Trasferiamoci di nuovo sullo scenario romano. Parliamo di una città che il centro-destra ha abbandonato a se stessa. Di una città che ha subito i danni di una gestione che ha riprodotto, su scala capitolina, il modello di commistione tra politica e affari che ha contrassegnato, al di là di qualunque programma o proclama, la politica del centrodestra dal più piccolo comunello al governo nazionale. Una città che è retrocessa al penultimo posto, prima di Atene, come indice di attrattività per l'insediamento delle maggiori imprese tra tutte le capitali. Che non è in grado di trarre valore da un patrimonio che non ha uguali al mondo, superata come afflusso turistico da Berlino (per tacere delle metropoli, inarrivabili, poste al top, come Parigi o New York). Che ha visto diminuire la popolazione a vantaggio dell'hinterland mentre la cementificazione selvaggia non solo non diminuiva in proporzione ma continuava a ritmi perfino accelerati. Parliamo anche di una città che il centro-destra ha conquistato dopo un lungo predominio del centro-sinistra, che aveva raggiunto vertici di consenso mai visti prima. Un bilancio, anche autocritico, sarebbe stato necessario.

 

Ebbene: idee guida per il futuro? un modello di città? priorità selezionate, enunciate con chiarezza, esigibili? Ad essere onesti, anche se non è mancato uno sforzo propositivo da parte dei candidati, nessuno dei documenti programmatici aveva questo respiro. Il vincitore aveva puntato sulla trasparenza, promessa, e sulla partecipazione, invocata. Non sono mancati spunti, scenari e, immancabilmente, obiettivi da raggiungere: più asili, meno auto; più ICT, meno burocrazia; più case per i giovani, meno nuove costruzioni. “La città che vorremmo” è già un bel racconto. Come realizzarla è però la domanda a cui gli elettori chiederebbero una risposta.

 

C'è dunque una parentela abbastanza stretta tra le questioni che si pongono su scala nazionale e quelle su cui dovrà misurarsi il centrosinistra per vincere il confronto elettorale a Roma.
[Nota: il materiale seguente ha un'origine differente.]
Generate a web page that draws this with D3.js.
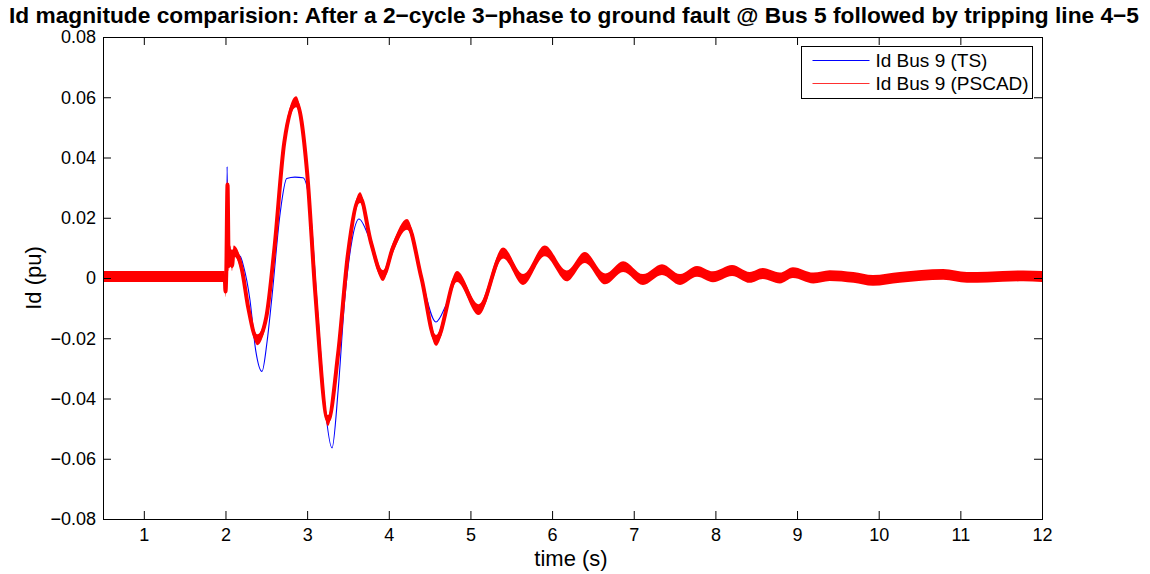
<!DOCTYPE html>
<html>
<head>
<meta charset="utf-8">
<script src="https://cdn.jsdelivr.net/npm/d3@7"></script>
<style>
  html, body { margin: 0; padding: 0; background: #fff; }
  svg { display: block; font-family: "Liberation Sans", Arial, sans-serif; }
</style>
</head>
<body>
<svg id="chart" width="1150" height="574"></svg>
<script>
// Id at Bus 9: transient-stability (TS) simulation, [time s, Id pu]
const tsSeries = [
  [0.5, 0], [2.0, 0], [2.012, 0.0], [2.02, 0.037], [2.03, 0.012], [2.05, 0.0085],
  [2.1, 0.008], [2.18, 0.0072], [2.22, 0.004], [2.3, -0.0073], [2.37, -0.024],
  [2.447, -0.031], [2.51, -0.021], [2.57, -0.006], [2.67, 0.0216], [2.75, 0.033],
  [2.85, 0.0335], [2.95, 0.0333], [3.035, 0.0236], [3.13, -0.0116], [3.22, -0.0428],
  [3.305, -0.0564], [3.38, -0.0372], [3.46, -0.0073], [3.55, 0.0126], [3.635, 0.0196],
  [3.77, 0.0126], [3.93, 0.0008], [4.05, 0.01], [4.223, 0.0178], [4.4, 0.0],
  [4.578, -0.0146], [4.7, -0.009], [4.835, 0.0005], [5.1, -0.0105], [5.4, 0.0083],
  [5.644, -0.0005], [5.91, 0.009], [6.18, 0.0007], [6.4, 0.0068], [6.65, -0.0003],
  [6.87, 0.0038], [7.113, -0.0005], [7.346, 0.0028], [7.567, -0.0005], [7.775, 0.0022],
  [7.97, 0.0004], [8.204, 0.0025], [8.42, 0.0002], [8.58, 0.0015], [8.79, 0.0],
  [8.95, 0.0018], [9.2, 0.0], [9.4, 0.0008], [9.69, 0.0002], [9.93, -0.0008],
  [10.26, 0.0002], [10.79, 0.0012], [11.08, 0.0002], [11.33, 0.0003], [11.77, 0.0007],
  [12, 0.0005]
];

// Id at Bus 9: PSCAD electromagnetic-transient simulation (mid-line of the ripple band)
const pscadSeries = [
  [0.5, 0.0005], [1.99, 0.0005], [2.0, -0.0045], [2.01, 0.002], [2.025, 0.031],
  [2.04, 0.004], [2.06, 0.009], [2.08, 0.004], [2.1, 0.009], [2.15, 0.0075],
  [2.2, 0.003], [2.28, -0.01], [2.39, -0.0205], [2.5, -0.013], [2.6, 0.01],
  [2.72, 0.045], [2.864, 0.0585], [3.0, 0.035], [3.1, -0.005], [3.256, -0.0473],
  [3.38, -0.025], [3.5, 0.008], [3.648, 0.0267], [3.78, 0.012], [3.93, 0.0008],
  [4.05, 0.01], [4.223, 0.0178], [4.4, 0.0], [4.578, -0.0207], [4.835, 0.0005],
  [5.1, -0.0105], [5.4, 0.0083], [5.644, -0.0005], [5.91, 0.009], [6.18, 0.0007],
  [6.4, 0.0068], [6.65, -0.0003], [6.87, 0.0038], [7.113, -0.0005], [7.346, 0.0028],
  [7.567, -0.0005], [7.775, 0.0022], [7.97, 0.0004], [8.204, 0.0025], [8.42, 0.0002],
  [8.58, 0.0015], [8.79, 0.0], [8.95, 0.0018], [9.2, 0.0], [9.4, 0.0008],
  [9.69, 0.0002], [9.93, -0.0008], [10.26, 0.0002], [10.79, 0.0012], [11.08, 0.0002],
  [11.33, 0.0003], [11.77, 0.0007], [12, 0.0005]
];

// half-height of the high-frequency ripple band on the PSCAD trace (pu)
const pscadRipple = 0.0018;

const xTicks = [1, 2, 3, 4, 5, 6, 7, 8, 9, 10, 11, 12];
const yTicks = [-0.08, -0.06, -0.04, -0.02, 0, 0.02, 0.04, 0.06, 0.08];
const legendLabels = ["Id Bus 9 (TS)", "Id Bus 9 (PSCAD)"];
const titleText = "Id magnitude comparision: After a 2\u2212cycle 3\u2212phase to ground fault @ Bus 5 followed by tripping line 4\u22125";

const margin = { left: 103, right: 108, top: 37, bottom: 55 };
const W = 1150, H = 574;
const svg = d3.select("#chart");

const x = d3.scaleLinear().domain([0.5, 12]).range([margin.left, W - margin.right]);
const y = d3.scaleLinear().domain([-0.08, 0.08]).range([H - margin.bottom, margin.top]);

const fmtY = v => (v === 0 ? "0" : d3.format(".2f")(v).replace("-", "\u2212"));

const plot = svg.append("g");
svg.append("clipPath").attr("id", "plotclip").append("rect")
  .attr("x", x.range()[0]).attr("y", y.range()[1])
  .attr("width", x.range()[1] - x.range()[0])
  .attr("height", y.range()[0] - y.range()[1]);
plot.attr("clip-path", "url(#plotclip)");

// TS trace
const tsLine = d3.line().x(d => x(d[0])).y(d => y(d[1])).curve(d3.curveMonotoneX);
plot.append("path")
  .attr("d", tsLine(tsSeries))
  .attr("fill", "none").attr("stroke", "#0000ff").attr("stroke-width", 1.1);

// PSCAD trace: ripple band plus its mid-line
const pscadArea = d3.area()
  .x(d => x(d[0]))
  .y0(d => y(d[1] - pscadRipple))
  .y1(d => y(d[1] + pscadRipple))
  .curve(d3.curveMonotoneX);
plot.append("path")
  .attr("d", pscadArea(pscadSeries))
  .attr("fill", "#ff0000").attr("stroke", "none");
const pscadLine = d3.line().x(d => x(d[0])).y(d => y(d[1])).curve(d3.curveMonotoneX);
plot.append("path")
  .attr("d", pscadLine(pscadSeries))
  .attr("fill", "none").attr("stroke", "#ff0000").attr("stroke-width", 4)
  .attr("stroke-linejoin", "round");

// axes (ticks point inward, mirrored on top and right)
const tickLen = 8;
const axisStyle = g => {
  g.select(".domain").remove();
  g.selectAll(".tick line").attr("stroke", "#000").attr("stroke-width", 1);
  g.selectAll(".tick text").attr("fill", "#000").attr("font-size", 18)
    .attr("font-family", "'Liberation Sans', Arial, sans-serif");
};

svg.append("g")
  .attr("transform", `translate(0,${y.range()[0]})`)
  .call(d3.axisBottom(x).tickValues(xTicks).tickSizeInner(-tickLen).tickSizeOuter(0).tickPadding(9).tickFormat(d3.format("d")))
  .call(axisStyle);
svg.append("g")
  .attr("transform", `translate(0,${y.range()[1]})`)
  .call(d3.axisTop(x).tickValues(xTicks).tickSizeInner(-tickLen).tickSizeOuter(0).tickFormat(""))
  .call(axisStyle);
svg.append("g")
  .attr("transform", `translate(${x.range()[0]},0)`)
  .call(d3.axisLeft(y).tickValues(yTicks).tickSizeInner(-tickLen).tickSizeOuter(0).tickPadding(7).tickFormat(fmtY))
  .call(axisStyle);
svg.append("g")
  .attr("transform", `translate(${x.range()[1]},0)`)
  .call(d3.axisRight(y).tickValues(yTicks).tickSizeInner(-tickLen).tickSizeOuter(0).tickFormat(""))
  .call(axisStyle);

// frame
svg.append("rect")
  .attr("x", x.range()[0] + 0.5).attr("y", y.range()[1] + 0.5)
  .attr("width", x.range()[1] - x.range()[0])
  .attr("height", y.range()[0] - y.range()[1])
  .attr("fill", "none").attr("stroke", "#000").attr("stroke-width", 1);

// title and axis labels
svg.append("text")
  .attr("x", 574).attr("y", 23)
  .attr("text-anchor", "middle").attr("font-size", 22.5).attr("font-weight", "bold")
  .attr("textLength", 1130).attr("lengthAdjust", "spacingAndGlyphs")
  .attr("fill", "#000").text(titleText);
svg.append("text")
  .attr("x", 571).attr("y", 566)
  .attr("text-anchor", "middle").attr("font-size", 22).attr("fill", "#000")
  .text("time (s)");
svg.append("text")
  .attr("transform", `translate(41,${(y.range()[0] + y.range()[1]) / 2}) rotate(-90)`)
  .attr("text-anchor", "middle").attr("font-size", 22).attr("fill", "#000")
  .text("Id (pu)");

// legend
const lg = svg.append("g").attr("transform", "translate(801.5,46.5)");
lg.append("rect").attr("width", 231).attr("height", 52)
  .attr("fill", "#fff").attr("stroke", "#000").attr("stroke-width", 1);
const legendColors = ["#0000ff", "#ff3030"];
legendLabels.forEach((label, i) => {
  const cy = 14 + i * 23;
  lg.append("line").attr("x1", 11).attr("x2", 68).attr("y1", cy).attr("y2", cy)
    .attr("stroke", legendColors[i]).attr("stroke-width", 1.2);
  lg.append("text").attr("x", 74).attr("y", cy + 6.5).attr("font-size", 19)
    .attr("fill", "#000").text(label);
});
</script>
</body>
</html>
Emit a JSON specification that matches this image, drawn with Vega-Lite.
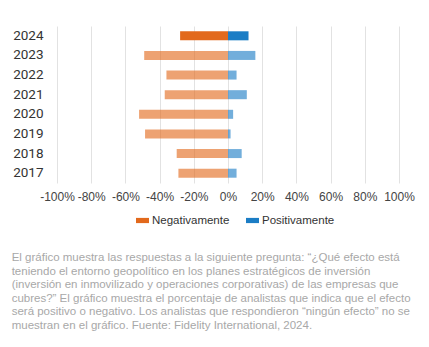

C'è una domanda di chiarezza, di concretezza, di affidabilità, a cui il centrosinistra continua a sottrarsi. I votanti alle primarie hanno scelto, più che tra programmi, tra candidati. Nell'incertezza, mancando riferimenti chiari in termini di impegni concreti, hanno scelto sulla fiducia, su quello che ci si può aspettare dalla persona. Potrebbe bastare, potrebbe avvenire lo stesso quando sarà l'intero corpo elettorale a scegliere. Non sembra però che gli elettori abbiano apprezzato granché messaggi del genere “io speriamo che me la cavo”. Il momento richiede coraggio, è questo che, soprattutto, si richiede da Ignazio Marino. In bocca al lupo.